How she drove the bus up and down switchbacks and tight hairpin turns, while spotting wildlife out of the corner of her eye, unnerved me – I wouldn’t have minded had she’d kept her total attention on the road.

But she knew best.  This wild land was once her home.  Balancing gas pedal nerve with braking caution, she was in tune with the land and its wildlife, a testament to what the Alaskan wilderness had made of her.  As she drove, she shared stories of her “bush country” life.  With her husband and four children, she lived on homesteaded land in a 16 x 16 foot cabin.  They lived lean — self-sufficient as possible — since their closest neighbor lived 50 miles away.  They hunted.  They made and wore clothes from Caribou.

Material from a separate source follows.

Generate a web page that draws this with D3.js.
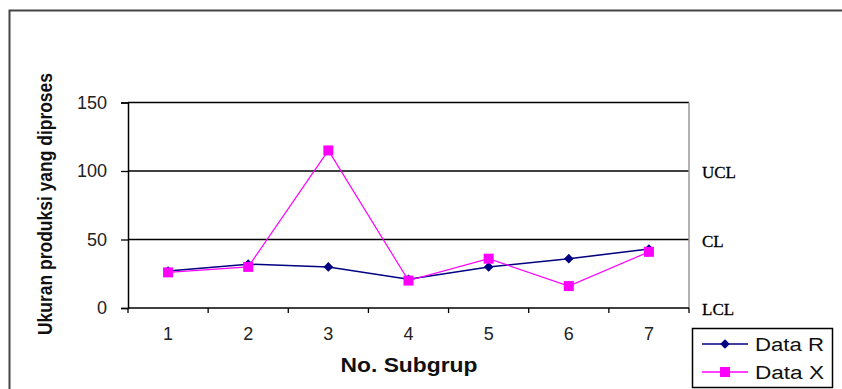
<!DOCTYPE html>
<html>
<head>
<meta charset="utf-8">
<script src="https://cdn.jsdelivr.net/npm/d3@7"></script>
<style>
  body { margin: 0; background: #fff; }
  svg { display: block; }
</style>
</head>
<body>
<svg id="chart" width="842" height="389"></svg>
<script>
// data
var subgroups = ["1", "2", "3", "4", "5", "6", "7"];
var dataR = [27, 32, 30, 21, 30, 36, 43];
var dataX = [26, 30, 115, 20, 36, 16, 41];
var yTicks = [0, 50, 100, 150];
var controlLines = [100, 50, 0];
var controlLabels = ["UCL", "CL", "LCL"];

var svg = d3.select("#chart");

var margin = { top: 102.5, right: 153, bottom: 81, left: 128 },
    width = 842 - margin.left - margin.right,
    height = 389 - margin.top - margin.bottom;

// outer frame (runs off the picture to the right and bottom)
svg.append("rect")
    .attr("x", 9.5).attr("y", 10.5)
    .attr("width", 900).attr("height", 500)
    .attr("fill", "none")
    .attr("stroke", "#444")
    .attr("stroke-width", 2);

var g = svg.append("g").attr("transform", "translate(" + margin.left + "," + margin.top + ")");

var x = d3.scaleBand().domain(subgroups).range([0, width]);
var y = d3.scaleLinear().domain([0, 150]).range([height, 0]);

var cx = function (d, i) { return x(subgroups[i]) + x.bandwidth() / 2; };

// gridlines
g.selectAll(".grid")
    .data(yTicks.filter(function (d) { return d > 0; }))
    .enter().append("line")
    .attr("x1", 0).attr("x2", width)
    .attr("y1", function (d) { return y(d); })
    .attr("y2", function (d) { return y(d); })
    .attr("stroke", "#000")
    .attr("stroke-width", 1.3);

// right border of plot area
g.append("line")
    .attr("x1", width).attr("x2", width)
    .attr("y1", 0).attr("y2", height)
    .attr("stroke", "#999").attr("stroke-width", 1.5);

// x axis baseline
g.append("line")
    .attr("x1", 0).attr("x2", width)
    .attr("y1", height).attr("y2", height)
    .attr("stroke", "#000").attr("stroke-width", 1.5);

// category boundary ticks
var bounds = subgroups.map(function (s) { return x(s); }).concat([width]);
g.selectAll(".xtick")
    .data(bounds)
    .enter().append("line")
    .attr("x1", function (d) { return d; })
    .attr("x2", function (d) { return d; })
    .attr("y1", height).attr("y2", height + 5)
    .attr("stroke", "#000").attr("stroke-width", 1.3);

g.selectAll(".xlabel")
    .data(subgroups)
    .enter().append("text")
    .attr("x", function (d) { return x(d) + x.bandwidth() / 2; })
    .attr("y", height + 32)
    .attr("text-anchor", "middle")
    .attr("font-family", "Liberation Sans, Arial, sans-serif")
    .attr("font-size", "18px")
    .attr("fill", "#222")
    .text(function (d) { return d; });

var yAxis = g.append("g")
    .call(d3.axisLeft(y).tickValues(yTicks).tickSize(7).tickPadding(14));
yAxis.select(".domain").attr("stroke", "#000").attr("stroke-width", 1.5);
yAxis.selectAll(".tick line").attr("stroke", "#000").attr("stroke-width", 1.3);
yAxis.selectAll(".tick text")
    .attr("font-family", "Liberation Sans, Arial, sans-serif")
    .attr("font-size", "18px")
    .attr("fill", "#222");

// control limit labels
g.selectAll(".ctl")
    .data(controlLines)
    .enter().append("text")
    .attr("x", width + 13)
    .attr("y", function (d) { return y(d) + 7; })
    .attr("font-family", "Liberation Serif, Times New Roman, serif")
    .attr("font-size", "17px")
    .attr("fill", "#000")
    .attr("stroke", "#000")
    .attr("stroke-width", 0.3)
    .text(function (d, i) { return controlLabels[i]; });

// series lines
var line = d3.line().x(cx).y(function (d) { return y(d); });

g.append("path").datum(dataR)
    .attr("d", line)
    .attr("fill", "none")
    .attr("stroke", "#000080")
    .attr("stroke-width", 1.5);

g.append("path").datum(dataX)
    .attr("d", line)
    .attr("fill", "none")
    .attr("stroke", "#FF00FF")
    .attr("stroke-width", 1.2);

g.selectAll(".mR")
    .data(dataR)
    .enter().append("path")
    .attr("d", d3.symbol().type(d3.symbolDiamond2).size(60))
    .attr("transform", function (d, i) { return "translate(" + cx(d, i) + "," + y(d) + ")"; })
    .attr("fill", "#000080");

g.selectAll(".mX")
    .data(dataX)
    .enter().append("rect")
    .attr("x", function (d, i) { return cx(d, i) - 5; })
    .attr("y", function (d) { return y(d) - 5; })
    .attr("width", 10).attr("height", 10)
    .attr("fill", "#FF00FF");

// axis titles
svg.append("text")
    .attr("transform", "translate(52,204) rotate(-90)")
    .attr("text-anchor", "middle")
    .attr("font-family", "Liberation Sans, Arial, sans-serif")
    .attr("font-weight", "bold")
    .attr("font-size", "21px")
    .attr("textLength", 262)
    .attr("lengthAdjust", "spacingAndGlyphs")
    .attr("fill", "#111")
    .text("Ukuran produksi yang diproses");

svg.append("text")
    .attr("x", 409)
    .attr("y", 372)
    .attr("text-anchor", "middle")
    .attr("font-family", "Liberation Sans, Arial, sans-serif")
    .attr("font-weight", "bold")
    .attr("font-size", "20px")
    .attr("textLength", 137)
    .attr("lengthAdjust", "spacingAndGlyphs")
    .attr("fill", "#111")
    .text("No. Subgrup");

// legend
var legend = svg.append("g").attr("transform", "translate(692,328)");
legend.append("rect")
    .attr("x", 0.5).attr("y", 0.5)
    .attr("width", 140).attr("height", 59)
    .attr("fill", "#fff")
    .attr("stroke", "#000").attr("stroke-width", 1.5);

var legendItems = [
    { name: "Data R", color: "#000080", marker: "diamond" },
    { name: "Data X", color: "#FF00FF", marker: "square" }
];

legendItems.forEach(function (item, i)
{
    var ly = 16 + i * 28;
    legend.append("line")
        .attr("x1", 10).attr("x2", 56)
        .attr("y1", ly).attr("y2", ly)
        .attr("stroke", item.color).attr("stroke-width", 1.5);
    if (item.marker === "diamond")
    {
        legend.append("path")
            .attr("d", d3.symbol().type(d3.symbolDiamond2).size(60))
            .attr("transform", "translate(33," + ly + ")")
            .attr("fill", item.color);
    }
    else
    {
        legend.append("rect")
            .attr("x", 28).attr("y", ly - 5)
            .attr("width", 10).attr("height", 10)
            .attr("fill", item.color);
    }
    legend.append("text")
        .attr("x", 63)
        .attr("y", ly + 7)
        .attr("font-family", "Liberation Sans, Arial, sans-serif")
        .attr("font-size", "18px")
        .attr("textLength", 69)
        .attr("lengthAdjust", "spacingAndGlyphs")
        .attr("fill", "#111")
        .text(item.name);
});
</script>
</body>
</html>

In winter, they traveled by dog sled, courtesy of sixteen sled dogs.  In summer melt, they canoed waters seventeen miles to their fish camp, which became home for summer.  They fished commercially to buy in bulk, staples like flour and rice.  They bought enough for nine months and stored it high in a cache – a small shed that sits on stilts – to keep it safe from bear raids.

What were her reasons for leaving?  I wish I had asked.  Though maybe I didn’t, since I sensed her reasons lied with the husband she spoke of in past-tense.  For now, she is happy living eleven miles north of the village, mothering her eleven year old son and driving buses year-round – tours in summer, a yellow school bus the rest of the time.  When the time is right, she’ll return home.  Like us.  But not like us.